Alcuni – se non quasi tutti – fra questi poeti e scrittori hanno vissuto al limitare del sogno o addirittura della follia, ma proprio per questo sono stati in grado di afferrare aspetti della realtà più profondi, conciliazione degli opposti, e di andare oltre i disordini e i mutamenti, oltre la schiavitù del visibile che nel nuovo millennio fa fin troppi prigionieri. 

E a questo proposito,  Daniela Marcheschi non fa sconti: nel volume appena uscito, che raccoglie  i suoi saggi scritti e variamente pubblicati tra il 1990 e il 2012, rivendica il ruolo della critica come vera e propria tradizione letteraria, sottolineandone invece le patologie odierne e la necessità di una riflessione radicale che la liberi dai “residui idealistici” e recuperi la sua dimensione etica e valoriale: «tanto più la critica si sottrae al proprio dovere di costruire significati e valori, costruire e guardare in alto, tanto più contribuisce alla volgarità di questo mondo consumistico e pronto a mercificare ogni valore».

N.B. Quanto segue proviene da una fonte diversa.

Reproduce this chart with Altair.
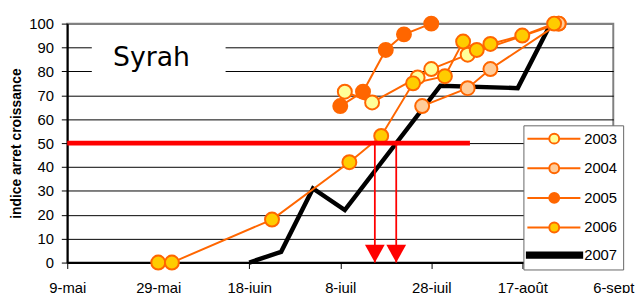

I due saggi che chiudono il libro, Contro Steiner e Contro Harold Bloom, sono pertanto l’occasione per l’affondo coraggioso e necessario di un critico letterario rigoroso. Il luogo comune del caos e della confusione culturale come essenza ontologica dell’epoca moderna, nasconde in realtà l’incapacità di recuperare le tradizioni e di mettere a punto nuovi strumenti di pensiero che però richiedono coraggio, fatica e tempo. Daniela Marcheschi passa in rassegna il ruolo della scuola, dell’università, e l’invadenza di televisione e social media: ma tale invadenza – scrive –  non dovrebbe «spingere l’editoria a prendere per scrittori uomini e donne – dilettanti, potremmo dire – che ne assumono a modello il linguaggio mediato, scambiandolo per la realtà tout court: con cui rifiutano di confrontarsi perché essa richiede ben altri strumenti etici e conoscitivi».

Daniela Marcheschi Il sogno di Don Chisciotte. La letteratura come necessità e riscatto. Roma, Bibliotheka, 2025, pp. 160.

 

 

[1] Giovanni Semerano, Le origini della cultura europea, 4 voll., Firenze, Olschki, 1984 – 1994, vol II, tomo I, Dizionario della lingua greca, p. XXII.

[2] Cristina Campo, Gli imperdonabili, Milano, Adelphi, 1999, p. 156.